Cohorting based on nasal methicillin-resistant Staphylococcus aureus status: an opportunity to share more than a room.
Am J Infect Control. 2013 May;41(5):401-4
Authors: Kabbani D, Weir SK, Berg G, Chien GC, Strymish J, Gupta K
BACKGROUND: Hospital roommates are cohorted with similarly colonized patients to decrease methicillin-resistant Staphylococcus aureus (MRSA) transmission risk. However, little is known about differences in S aureus nasal and extranasal carriage between hospital roommates who are in MRSA or non-MRSA designated rooms.
METHODS: Patients sharing hospital rooms were cultured for S aureus in the nose, throat, and other body sites. Differences in S aureus methicillin and mupirocin susceptibility and USA300 type were evaluated.
RESULTS: Eighty-two patients comprising 48 roommate pairs were studied. Among 6 roommate pairs in MRSA rooms, 3 (50%) had differences in carriage based on having methicillin-susceptible S aureus at an extranasal body site. In non-MRSA rooms, 19 (45%) roommate pairs had differences in S aureus carriage. Extranasal colonization was significantly associated with discordance between roommates, P < .001. Antibiotic exposure, ward type, and the duration of room sharing were not associated with discordance.

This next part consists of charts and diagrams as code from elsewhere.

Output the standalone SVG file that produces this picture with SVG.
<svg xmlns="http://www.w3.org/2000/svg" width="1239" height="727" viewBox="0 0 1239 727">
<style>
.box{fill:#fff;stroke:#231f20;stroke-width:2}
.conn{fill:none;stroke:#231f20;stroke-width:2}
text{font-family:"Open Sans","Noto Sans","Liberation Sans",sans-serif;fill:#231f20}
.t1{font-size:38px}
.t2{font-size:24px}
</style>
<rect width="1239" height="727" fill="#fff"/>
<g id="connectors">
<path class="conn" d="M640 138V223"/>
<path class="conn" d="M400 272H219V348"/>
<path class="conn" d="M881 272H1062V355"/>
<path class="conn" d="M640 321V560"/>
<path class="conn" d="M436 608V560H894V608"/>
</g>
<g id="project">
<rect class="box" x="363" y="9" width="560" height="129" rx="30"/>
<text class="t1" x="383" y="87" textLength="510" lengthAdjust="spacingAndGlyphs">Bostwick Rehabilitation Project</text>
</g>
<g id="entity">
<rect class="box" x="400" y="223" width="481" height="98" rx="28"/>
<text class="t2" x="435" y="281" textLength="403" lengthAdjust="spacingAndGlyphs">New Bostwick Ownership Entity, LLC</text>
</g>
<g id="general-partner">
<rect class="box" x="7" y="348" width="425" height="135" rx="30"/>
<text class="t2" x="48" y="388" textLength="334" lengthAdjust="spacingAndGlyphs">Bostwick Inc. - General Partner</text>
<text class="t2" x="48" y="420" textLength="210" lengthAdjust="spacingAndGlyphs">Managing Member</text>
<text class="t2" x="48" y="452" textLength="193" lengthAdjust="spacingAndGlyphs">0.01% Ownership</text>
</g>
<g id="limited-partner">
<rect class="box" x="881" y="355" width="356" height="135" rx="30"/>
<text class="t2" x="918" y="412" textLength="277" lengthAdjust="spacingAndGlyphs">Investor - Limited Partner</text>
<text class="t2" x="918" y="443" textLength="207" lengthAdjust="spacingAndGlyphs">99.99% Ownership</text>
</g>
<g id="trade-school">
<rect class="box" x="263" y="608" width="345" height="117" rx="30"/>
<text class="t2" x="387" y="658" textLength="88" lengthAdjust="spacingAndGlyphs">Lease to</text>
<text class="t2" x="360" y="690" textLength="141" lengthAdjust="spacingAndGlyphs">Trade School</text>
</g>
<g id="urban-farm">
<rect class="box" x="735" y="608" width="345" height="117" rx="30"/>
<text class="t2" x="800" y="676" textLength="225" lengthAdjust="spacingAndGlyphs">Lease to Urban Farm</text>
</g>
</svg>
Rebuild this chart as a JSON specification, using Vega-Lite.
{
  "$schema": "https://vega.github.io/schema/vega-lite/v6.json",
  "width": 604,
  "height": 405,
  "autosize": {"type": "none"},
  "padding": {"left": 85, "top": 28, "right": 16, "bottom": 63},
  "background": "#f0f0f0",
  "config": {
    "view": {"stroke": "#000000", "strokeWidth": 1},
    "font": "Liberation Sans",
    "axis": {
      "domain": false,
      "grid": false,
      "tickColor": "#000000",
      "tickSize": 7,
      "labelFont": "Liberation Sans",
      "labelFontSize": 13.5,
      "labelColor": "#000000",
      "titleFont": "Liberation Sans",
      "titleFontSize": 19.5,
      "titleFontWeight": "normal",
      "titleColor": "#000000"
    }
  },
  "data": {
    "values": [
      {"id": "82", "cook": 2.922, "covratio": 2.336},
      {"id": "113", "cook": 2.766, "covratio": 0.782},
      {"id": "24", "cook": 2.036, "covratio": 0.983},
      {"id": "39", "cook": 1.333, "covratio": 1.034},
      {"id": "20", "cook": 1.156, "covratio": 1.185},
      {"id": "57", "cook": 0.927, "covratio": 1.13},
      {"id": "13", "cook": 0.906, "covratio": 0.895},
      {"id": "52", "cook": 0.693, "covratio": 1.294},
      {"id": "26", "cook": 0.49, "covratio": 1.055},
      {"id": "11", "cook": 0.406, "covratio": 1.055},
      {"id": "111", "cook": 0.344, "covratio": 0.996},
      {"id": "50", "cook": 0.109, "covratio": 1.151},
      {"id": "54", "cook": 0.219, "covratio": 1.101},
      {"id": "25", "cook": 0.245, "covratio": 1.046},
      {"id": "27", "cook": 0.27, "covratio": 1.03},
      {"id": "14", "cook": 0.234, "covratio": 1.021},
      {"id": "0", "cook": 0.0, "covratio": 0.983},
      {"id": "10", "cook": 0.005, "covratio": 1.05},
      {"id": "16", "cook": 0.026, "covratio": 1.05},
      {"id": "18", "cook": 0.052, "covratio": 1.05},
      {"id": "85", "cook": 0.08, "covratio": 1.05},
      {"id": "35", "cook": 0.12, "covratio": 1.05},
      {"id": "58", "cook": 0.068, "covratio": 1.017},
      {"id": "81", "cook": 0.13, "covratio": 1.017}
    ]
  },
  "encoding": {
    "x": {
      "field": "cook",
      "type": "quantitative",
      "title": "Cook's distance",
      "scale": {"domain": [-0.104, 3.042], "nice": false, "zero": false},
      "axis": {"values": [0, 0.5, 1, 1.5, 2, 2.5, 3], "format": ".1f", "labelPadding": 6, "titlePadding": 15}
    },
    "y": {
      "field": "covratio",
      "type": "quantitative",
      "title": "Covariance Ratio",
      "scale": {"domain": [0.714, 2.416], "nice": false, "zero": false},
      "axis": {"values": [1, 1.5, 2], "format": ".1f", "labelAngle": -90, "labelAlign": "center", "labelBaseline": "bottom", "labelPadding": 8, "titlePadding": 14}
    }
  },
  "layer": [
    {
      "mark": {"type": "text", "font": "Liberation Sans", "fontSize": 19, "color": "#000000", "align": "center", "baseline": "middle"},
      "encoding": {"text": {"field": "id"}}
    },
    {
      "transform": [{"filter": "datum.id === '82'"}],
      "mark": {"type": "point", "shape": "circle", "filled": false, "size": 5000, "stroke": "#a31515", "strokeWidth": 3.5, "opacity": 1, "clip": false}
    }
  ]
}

CONCLUSION: Patients have almost a 50% chance of having differences in S aureus colonization compared with their hospital roommate, even in MRSA-designated rooms. Cohorting by MRSA status at the time of admission may not be as effective a control strategy as horizontal measures that do not rely on known colonization with S aureus or other pathogens.